(Items from a dataset):
━━━━━━

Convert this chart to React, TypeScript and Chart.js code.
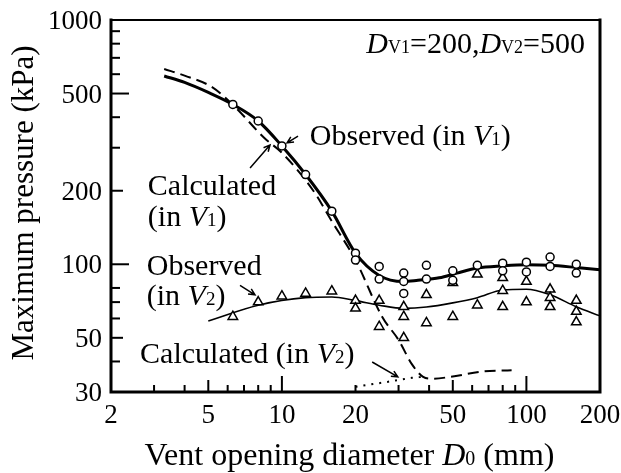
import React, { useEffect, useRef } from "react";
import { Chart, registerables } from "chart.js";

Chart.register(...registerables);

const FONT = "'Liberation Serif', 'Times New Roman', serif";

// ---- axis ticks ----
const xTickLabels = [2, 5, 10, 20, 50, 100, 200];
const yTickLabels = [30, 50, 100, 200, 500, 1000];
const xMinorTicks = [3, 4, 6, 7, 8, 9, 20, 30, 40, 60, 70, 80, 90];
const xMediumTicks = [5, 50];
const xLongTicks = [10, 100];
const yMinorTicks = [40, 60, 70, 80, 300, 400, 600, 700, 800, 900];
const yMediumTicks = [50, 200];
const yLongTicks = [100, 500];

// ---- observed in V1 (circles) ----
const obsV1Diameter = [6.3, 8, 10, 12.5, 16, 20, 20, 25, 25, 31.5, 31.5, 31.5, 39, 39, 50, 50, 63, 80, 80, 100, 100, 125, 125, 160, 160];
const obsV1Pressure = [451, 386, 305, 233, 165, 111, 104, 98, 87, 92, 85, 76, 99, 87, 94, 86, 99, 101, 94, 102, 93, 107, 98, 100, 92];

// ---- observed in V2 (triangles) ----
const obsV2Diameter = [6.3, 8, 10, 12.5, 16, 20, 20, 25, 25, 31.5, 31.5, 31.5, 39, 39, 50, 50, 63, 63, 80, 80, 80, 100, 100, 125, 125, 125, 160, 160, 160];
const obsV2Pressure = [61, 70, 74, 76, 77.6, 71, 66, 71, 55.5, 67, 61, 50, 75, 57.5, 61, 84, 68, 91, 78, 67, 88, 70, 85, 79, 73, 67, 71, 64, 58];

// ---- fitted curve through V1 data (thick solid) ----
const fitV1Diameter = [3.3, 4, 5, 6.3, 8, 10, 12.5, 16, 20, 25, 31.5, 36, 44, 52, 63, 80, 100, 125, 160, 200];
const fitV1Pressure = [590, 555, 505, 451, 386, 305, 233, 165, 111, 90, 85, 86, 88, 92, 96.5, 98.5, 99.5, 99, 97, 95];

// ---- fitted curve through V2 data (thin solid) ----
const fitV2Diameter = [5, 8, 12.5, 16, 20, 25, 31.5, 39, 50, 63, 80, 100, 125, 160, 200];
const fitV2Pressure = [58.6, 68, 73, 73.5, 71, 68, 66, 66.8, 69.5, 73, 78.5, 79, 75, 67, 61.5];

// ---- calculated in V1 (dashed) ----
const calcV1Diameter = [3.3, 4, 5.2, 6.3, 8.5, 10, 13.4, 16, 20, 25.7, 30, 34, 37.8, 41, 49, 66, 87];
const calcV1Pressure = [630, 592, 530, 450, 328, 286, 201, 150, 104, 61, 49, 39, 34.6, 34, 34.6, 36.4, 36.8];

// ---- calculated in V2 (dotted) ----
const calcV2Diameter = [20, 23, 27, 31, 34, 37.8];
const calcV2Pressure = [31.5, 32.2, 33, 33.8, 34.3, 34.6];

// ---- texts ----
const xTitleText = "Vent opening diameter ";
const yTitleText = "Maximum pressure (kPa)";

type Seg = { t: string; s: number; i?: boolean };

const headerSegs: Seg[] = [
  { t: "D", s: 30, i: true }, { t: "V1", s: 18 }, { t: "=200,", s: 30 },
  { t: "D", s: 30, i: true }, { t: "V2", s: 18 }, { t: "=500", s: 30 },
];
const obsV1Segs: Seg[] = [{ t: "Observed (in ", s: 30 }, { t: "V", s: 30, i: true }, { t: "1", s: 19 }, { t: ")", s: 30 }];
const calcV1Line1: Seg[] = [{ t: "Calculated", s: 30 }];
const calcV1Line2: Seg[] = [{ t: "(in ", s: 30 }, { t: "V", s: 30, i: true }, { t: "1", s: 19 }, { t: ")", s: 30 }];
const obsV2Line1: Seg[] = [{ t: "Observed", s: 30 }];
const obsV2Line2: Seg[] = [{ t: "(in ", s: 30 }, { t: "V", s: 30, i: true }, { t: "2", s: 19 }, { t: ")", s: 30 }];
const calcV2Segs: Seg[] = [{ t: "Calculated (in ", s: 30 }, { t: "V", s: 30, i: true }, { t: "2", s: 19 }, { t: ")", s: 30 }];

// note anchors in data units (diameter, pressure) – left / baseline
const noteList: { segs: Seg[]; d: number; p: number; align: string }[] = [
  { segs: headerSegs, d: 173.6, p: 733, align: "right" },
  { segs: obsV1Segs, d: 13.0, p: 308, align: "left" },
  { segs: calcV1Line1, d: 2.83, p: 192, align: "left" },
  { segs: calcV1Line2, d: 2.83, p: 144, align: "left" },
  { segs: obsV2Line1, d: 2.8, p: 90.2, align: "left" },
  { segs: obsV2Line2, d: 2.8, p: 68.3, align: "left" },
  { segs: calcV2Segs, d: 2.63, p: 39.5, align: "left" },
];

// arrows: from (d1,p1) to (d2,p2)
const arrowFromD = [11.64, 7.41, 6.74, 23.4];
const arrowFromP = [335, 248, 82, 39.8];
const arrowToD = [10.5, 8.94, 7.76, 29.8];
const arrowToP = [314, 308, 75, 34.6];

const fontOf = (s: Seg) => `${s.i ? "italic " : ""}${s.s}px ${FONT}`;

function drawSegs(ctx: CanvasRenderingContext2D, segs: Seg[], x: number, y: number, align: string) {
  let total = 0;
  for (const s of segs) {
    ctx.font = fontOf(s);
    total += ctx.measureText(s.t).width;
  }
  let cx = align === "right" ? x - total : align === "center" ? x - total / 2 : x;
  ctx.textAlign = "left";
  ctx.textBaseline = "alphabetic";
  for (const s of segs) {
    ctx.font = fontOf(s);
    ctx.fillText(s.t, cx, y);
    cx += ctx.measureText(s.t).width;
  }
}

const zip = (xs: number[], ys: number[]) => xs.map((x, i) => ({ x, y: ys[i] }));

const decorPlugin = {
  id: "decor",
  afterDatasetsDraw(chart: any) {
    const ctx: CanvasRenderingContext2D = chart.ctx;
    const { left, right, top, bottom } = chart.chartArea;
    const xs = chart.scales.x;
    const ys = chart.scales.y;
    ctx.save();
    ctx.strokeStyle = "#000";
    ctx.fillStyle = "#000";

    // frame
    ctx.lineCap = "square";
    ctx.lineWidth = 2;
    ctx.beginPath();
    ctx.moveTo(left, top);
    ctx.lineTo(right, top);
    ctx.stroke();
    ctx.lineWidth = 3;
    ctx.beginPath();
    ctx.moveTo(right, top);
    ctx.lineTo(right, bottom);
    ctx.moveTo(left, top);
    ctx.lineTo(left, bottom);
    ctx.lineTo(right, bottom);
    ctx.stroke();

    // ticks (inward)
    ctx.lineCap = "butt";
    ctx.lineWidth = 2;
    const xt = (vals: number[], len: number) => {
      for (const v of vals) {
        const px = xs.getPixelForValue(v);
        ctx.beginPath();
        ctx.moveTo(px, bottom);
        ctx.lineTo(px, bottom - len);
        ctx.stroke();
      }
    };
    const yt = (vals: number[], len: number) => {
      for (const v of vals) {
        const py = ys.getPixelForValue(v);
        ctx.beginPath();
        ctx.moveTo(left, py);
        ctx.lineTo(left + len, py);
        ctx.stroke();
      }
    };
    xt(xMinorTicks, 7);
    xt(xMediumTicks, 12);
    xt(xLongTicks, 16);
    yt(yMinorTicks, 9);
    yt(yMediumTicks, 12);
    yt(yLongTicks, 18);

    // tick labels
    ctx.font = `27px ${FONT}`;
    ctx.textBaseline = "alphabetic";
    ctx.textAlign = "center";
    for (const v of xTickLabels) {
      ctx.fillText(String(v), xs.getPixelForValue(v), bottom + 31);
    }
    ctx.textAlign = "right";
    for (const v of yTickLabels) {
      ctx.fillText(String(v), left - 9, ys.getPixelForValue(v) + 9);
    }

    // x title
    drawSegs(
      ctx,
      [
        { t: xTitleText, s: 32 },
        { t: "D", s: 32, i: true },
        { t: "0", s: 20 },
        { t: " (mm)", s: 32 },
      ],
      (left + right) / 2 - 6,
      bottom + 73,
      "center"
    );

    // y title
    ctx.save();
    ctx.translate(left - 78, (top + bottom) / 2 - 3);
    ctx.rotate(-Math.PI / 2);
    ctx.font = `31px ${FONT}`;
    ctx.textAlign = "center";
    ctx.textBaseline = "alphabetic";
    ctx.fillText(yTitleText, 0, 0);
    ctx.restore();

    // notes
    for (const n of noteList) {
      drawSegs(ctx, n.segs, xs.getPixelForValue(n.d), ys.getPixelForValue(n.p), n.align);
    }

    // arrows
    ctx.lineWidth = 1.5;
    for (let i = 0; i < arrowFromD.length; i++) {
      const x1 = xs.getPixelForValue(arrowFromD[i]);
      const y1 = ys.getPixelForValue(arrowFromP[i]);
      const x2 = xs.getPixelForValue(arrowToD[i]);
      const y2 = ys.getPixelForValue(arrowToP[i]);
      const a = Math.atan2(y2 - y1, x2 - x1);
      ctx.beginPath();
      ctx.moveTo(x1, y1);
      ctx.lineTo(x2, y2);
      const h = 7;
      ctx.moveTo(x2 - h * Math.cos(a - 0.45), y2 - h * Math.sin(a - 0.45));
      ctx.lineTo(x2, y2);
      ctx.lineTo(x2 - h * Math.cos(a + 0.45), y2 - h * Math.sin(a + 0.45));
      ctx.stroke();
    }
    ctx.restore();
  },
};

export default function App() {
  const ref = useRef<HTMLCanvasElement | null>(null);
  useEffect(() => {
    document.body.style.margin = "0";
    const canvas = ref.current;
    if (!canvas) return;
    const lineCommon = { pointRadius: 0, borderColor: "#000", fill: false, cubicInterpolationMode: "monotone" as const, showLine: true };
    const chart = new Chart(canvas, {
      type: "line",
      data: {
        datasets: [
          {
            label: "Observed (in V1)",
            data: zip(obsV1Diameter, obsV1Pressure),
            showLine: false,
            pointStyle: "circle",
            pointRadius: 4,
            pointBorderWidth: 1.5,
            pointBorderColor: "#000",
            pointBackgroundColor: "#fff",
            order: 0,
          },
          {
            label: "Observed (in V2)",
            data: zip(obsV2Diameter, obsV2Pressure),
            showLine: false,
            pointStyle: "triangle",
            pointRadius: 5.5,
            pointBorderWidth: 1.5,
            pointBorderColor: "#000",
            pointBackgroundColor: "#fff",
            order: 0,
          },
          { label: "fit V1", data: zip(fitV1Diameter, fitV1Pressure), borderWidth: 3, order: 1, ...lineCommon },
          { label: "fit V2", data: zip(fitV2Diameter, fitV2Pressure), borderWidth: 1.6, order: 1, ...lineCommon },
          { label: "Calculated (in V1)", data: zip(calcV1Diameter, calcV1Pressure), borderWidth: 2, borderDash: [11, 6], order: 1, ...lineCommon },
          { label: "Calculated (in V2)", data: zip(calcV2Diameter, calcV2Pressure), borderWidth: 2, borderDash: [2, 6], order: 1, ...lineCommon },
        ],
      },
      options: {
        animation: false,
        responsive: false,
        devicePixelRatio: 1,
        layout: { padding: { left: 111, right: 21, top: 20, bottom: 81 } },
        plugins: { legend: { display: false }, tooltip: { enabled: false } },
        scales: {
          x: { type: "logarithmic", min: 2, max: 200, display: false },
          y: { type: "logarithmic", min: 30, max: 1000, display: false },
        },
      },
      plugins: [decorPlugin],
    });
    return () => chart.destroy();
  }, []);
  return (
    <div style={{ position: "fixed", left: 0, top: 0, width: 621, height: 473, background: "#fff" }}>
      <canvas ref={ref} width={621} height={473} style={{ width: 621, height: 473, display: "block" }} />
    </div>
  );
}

━━━━━━

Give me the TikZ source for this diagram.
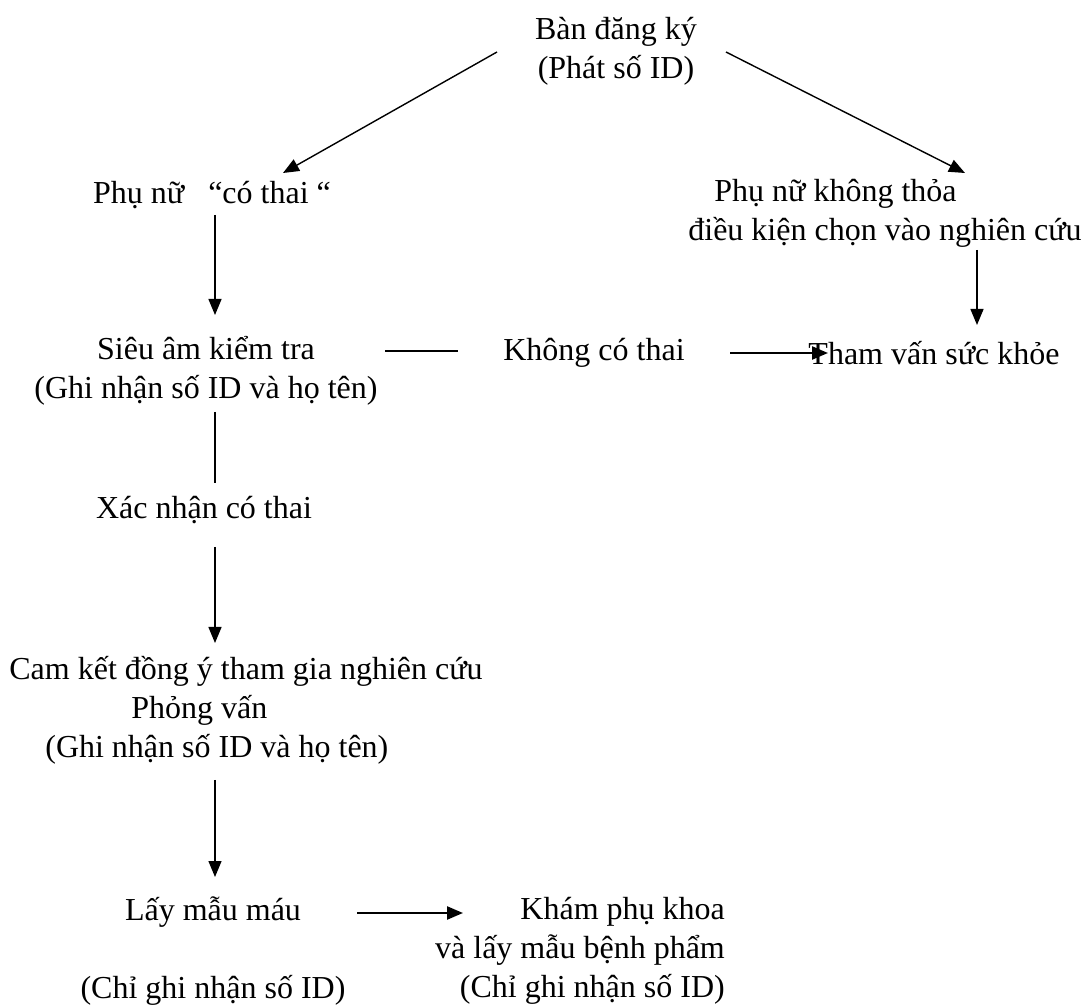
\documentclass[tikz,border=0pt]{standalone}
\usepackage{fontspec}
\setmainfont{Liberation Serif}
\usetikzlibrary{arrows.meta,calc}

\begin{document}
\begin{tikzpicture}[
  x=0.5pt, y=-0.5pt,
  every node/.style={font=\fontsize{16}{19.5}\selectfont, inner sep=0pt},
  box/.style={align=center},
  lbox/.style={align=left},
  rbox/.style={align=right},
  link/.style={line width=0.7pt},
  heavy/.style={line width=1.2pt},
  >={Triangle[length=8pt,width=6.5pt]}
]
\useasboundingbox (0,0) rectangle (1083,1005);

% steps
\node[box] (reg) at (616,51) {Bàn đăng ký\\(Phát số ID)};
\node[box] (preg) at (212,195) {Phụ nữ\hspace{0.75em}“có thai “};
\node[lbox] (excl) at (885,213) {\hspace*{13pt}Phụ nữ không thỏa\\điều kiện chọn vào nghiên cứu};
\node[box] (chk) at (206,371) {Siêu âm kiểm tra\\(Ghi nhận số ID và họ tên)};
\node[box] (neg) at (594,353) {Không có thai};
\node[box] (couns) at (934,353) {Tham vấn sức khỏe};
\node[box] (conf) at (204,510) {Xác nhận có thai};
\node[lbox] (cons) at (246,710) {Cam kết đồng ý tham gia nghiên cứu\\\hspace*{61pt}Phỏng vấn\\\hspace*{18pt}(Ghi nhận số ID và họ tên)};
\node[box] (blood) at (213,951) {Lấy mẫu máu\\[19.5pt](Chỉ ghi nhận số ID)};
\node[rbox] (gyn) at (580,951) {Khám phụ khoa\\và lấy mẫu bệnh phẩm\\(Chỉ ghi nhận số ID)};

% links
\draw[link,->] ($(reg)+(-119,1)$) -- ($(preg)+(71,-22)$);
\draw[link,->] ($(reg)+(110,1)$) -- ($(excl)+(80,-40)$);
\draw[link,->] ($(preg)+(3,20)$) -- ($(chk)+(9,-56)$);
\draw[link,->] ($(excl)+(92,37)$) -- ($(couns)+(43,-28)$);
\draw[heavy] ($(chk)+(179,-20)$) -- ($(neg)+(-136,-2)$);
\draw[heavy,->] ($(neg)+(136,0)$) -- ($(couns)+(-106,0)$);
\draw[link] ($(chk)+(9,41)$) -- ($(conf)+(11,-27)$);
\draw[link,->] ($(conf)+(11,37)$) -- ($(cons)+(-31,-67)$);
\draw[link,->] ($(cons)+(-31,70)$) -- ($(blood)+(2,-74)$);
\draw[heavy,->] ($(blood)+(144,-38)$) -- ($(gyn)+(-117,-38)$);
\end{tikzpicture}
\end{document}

━━━━━━

(What this task involves):
Copy exactly, and copy only, the lines from the one with "Convert this chart" to the one with "99, 97, 95];", ends included. Pictures are not part of the copy.

(Task solution):
Convert this chart to React, TypeScript and Chart.js code.
import React, { useEffect, useRef } from "react";
import { Chart, registerables } from "chart.js";

Chart.register(...registerables);

const FONT = "'Liberation Serif', 'Times New Roman', serif";

// ---- axis ticks ----
const xTickLabels = [2, 5, 10, 20, 50, 100, 200];
const yTickLabels = [30, 50, 100, 200, 500, 1000];
const xMinorTicks = [3, 4, 6, 7, 8, 9, 20, 30, 40, 60, 70, 80, 90];
const xMediumTicks = [5, 50];
const xLongTicks = [10, 100];
const yMinorTicks = [40, 60, 70, 80, 300, 400, 600, 700, 800, 900];
const yMediumTicks = [50, 200];
const yLongTicks = [100, 500];

// ---- observed in V1 (circles) ----
const obsV1Diameter = [6.3, 8, 10, 12.5, 16, 20, 20, 25, 25, 31.5, 31.5, 31.5, 39, 39, 50, 50, 63, 80, 80, 100, 100, 125, 125, 160, 160];
const obsV1Pressure = [451, 386, 305, 233, 165, 111, 104, 98, 87, 92, 85, 76, 99, 87, 94, 86, 99, 101, 94, 102, 93, 107, 98, 100, 92];

// ---- observed in V2 (triangles) ----
const obsV2Diameter = [6.3, 8, 10, 12.5, 16, 20, 20, 25, 25, 31.5, 31.5, 31.5, 39, 39, 50, 50, 63, 63, 80, 80, 80, 100, 100, 125, 125, 125, 160, 160, 160];
const obsV2Pressure = [61, 70, 74, 76, 77.6, 71, 66, 71, 55.5, 67, 61, 50, 75, 57.5, 61, 84, 68, 91, 78, 67, 88, 70, 85, 79, 73, 67, 71, 64, 58];

// ---- fitted curve through V1 data (thick solid) ----
const fitV1Diameter = [3.3, 4, 5, 6.3, 8, 10, 12.5, 16, 20, 25, 31.5, 36, 44, 52, 63, 80, 100, 125, 160, 200];
const fitV1Pressure = [590, 555, 505, 451, 386, 305, 233, 165, 111, 90, 85, 86, 88, 92, 96.5, 98.5, 99.5, 99, 97, 95];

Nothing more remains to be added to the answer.